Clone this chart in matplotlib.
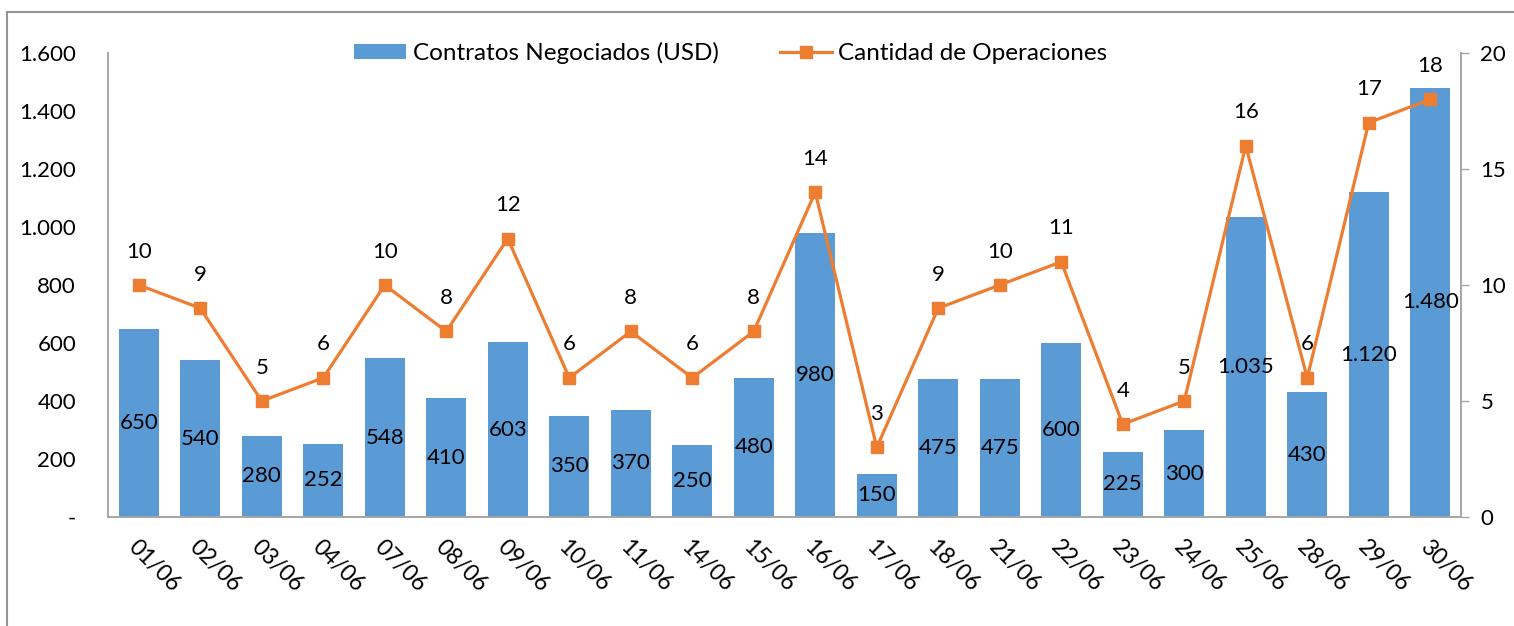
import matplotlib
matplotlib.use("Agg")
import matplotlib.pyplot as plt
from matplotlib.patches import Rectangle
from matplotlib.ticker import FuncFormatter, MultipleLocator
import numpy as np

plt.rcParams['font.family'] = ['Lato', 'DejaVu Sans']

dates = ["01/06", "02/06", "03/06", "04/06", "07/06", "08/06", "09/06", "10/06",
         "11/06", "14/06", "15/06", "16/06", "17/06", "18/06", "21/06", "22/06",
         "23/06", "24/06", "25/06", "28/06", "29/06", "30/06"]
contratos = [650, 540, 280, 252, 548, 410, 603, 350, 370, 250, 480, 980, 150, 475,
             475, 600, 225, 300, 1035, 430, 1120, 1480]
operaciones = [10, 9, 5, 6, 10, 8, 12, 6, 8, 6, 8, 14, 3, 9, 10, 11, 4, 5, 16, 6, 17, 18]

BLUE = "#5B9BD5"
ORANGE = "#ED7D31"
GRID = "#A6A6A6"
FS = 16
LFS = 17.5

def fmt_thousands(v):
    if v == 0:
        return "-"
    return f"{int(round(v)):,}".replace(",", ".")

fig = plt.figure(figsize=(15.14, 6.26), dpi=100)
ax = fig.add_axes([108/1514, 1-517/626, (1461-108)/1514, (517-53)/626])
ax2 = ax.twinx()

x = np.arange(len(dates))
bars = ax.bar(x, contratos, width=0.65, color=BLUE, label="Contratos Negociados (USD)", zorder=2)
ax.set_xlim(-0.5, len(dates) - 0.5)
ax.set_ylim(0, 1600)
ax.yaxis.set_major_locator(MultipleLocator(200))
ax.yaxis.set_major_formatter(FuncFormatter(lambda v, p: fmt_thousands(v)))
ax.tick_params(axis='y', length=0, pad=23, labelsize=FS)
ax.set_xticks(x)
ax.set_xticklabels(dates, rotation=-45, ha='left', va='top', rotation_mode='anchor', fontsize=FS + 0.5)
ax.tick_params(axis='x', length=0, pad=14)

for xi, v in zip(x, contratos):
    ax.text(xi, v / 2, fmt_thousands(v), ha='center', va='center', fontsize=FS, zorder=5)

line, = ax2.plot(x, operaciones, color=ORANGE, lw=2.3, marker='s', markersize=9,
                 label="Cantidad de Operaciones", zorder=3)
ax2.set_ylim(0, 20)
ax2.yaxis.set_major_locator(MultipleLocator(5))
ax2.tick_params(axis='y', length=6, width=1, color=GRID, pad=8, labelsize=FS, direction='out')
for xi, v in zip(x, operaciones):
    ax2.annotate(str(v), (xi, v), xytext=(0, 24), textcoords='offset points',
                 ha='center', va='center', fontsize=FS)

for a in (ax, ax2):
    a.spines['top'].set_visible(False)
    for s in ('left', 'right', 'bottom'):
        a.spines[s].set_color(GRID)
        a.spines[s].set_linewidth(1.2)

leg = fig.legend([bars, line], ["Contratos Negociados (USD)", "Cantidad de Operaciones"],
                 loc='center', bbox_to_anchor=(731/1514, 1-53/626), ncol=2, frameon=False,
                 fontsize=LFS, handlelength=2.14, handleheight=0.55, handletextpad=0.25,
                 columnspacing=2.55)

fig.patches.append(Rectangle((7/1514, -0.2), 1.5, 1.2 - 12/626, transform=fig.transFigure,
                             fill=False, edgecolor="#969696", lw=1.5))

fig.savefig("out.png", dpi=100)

········

▸ Task
Each line from the top of the material through the line containing "ax.text(xi, v /" should be reproduced exactly; please drop any images.

▸ Result
Clone this chart in matplotlib.
import matplotlib
matplotlib.use("Agg")
import matplotlib.pyplot as plt
from matplotlib.patches import Rectangle
from matplotlib.ticker import FuncFormatter, MultipleLocator
import numpy as np

plt.rcParams['font.family'] = ['Lato', 'DejaVu Sans']

dates = ["01/06", "02/06", "03/06", "04/06", "07/06", "08/06", "09/06", "10/06",
         "11/06", "14/06", "15/06", "16/06", "17/06", "18/06", "21/06", "22/06",
         "23/06", "24/06", "25/06", "28/06", "29/06", "30/06"]
contratos = [650, 540, 280, 252, 548, 410, 603, 350, 370, 250, 480, 980, 150, 475,
             475, 600, 225, 300, 1035, 430, 1120, 1480]
operaciones = [10, 9, 5, 6, 10, 8, 12, 6, 8, 6, 8, 14, 3, 9, 10, 11, 4, 5, 16, 6, 17, 18]

BLUE = "#5B9BD5"
ORANGE = "#ED7D31"
GRID = "#A6A6A6"
FS = 16
LFS = 17.5

def fmt_thousands(v):
    if v == 0:
        return "-"
    return f"{int(round(v)):,}".replace(",", ".")

fig = plt.figure(figsize=(15.14, 6.26), dpi=100)
ax = fig.add_axes([108/1514, 1-517/626, (1461-108)/1514, (517-53)/626])
ax2 = ax.twinx()

x = np.arange(len(dates))
bars = ax.bar(x, contratos, width=0.65, color=BLUE, label="Contratos Negociados (USD)", zorder=2)
ax.set_xlim(-0.5, len(dates) - 0.5)
ax.set_ylim(0, 1600)
ax.yaxis.set_major_locator(MultipleLocator(200))
ax.yaxis.set_major_formatter(FuncFormatter(lambda v, p: fmt_thousands(v)))
ax.tick_params(axis='y', length=0, pad=23, labelsize=FS)
ax.set_xticks(x)
ax.set_xticklabels(dates, rotation=-45, ha='left', va='top', rotation_mode='anchor', fontsize=FS + 0.5)
ax.tick_params(axis='x', length=0, pad=14)

for xi, v in zip(x, contratos):
    ax.text(xi, v / 2, fmt_thousands(v), ha='center', va='center', fontsize=FS, zorder=5)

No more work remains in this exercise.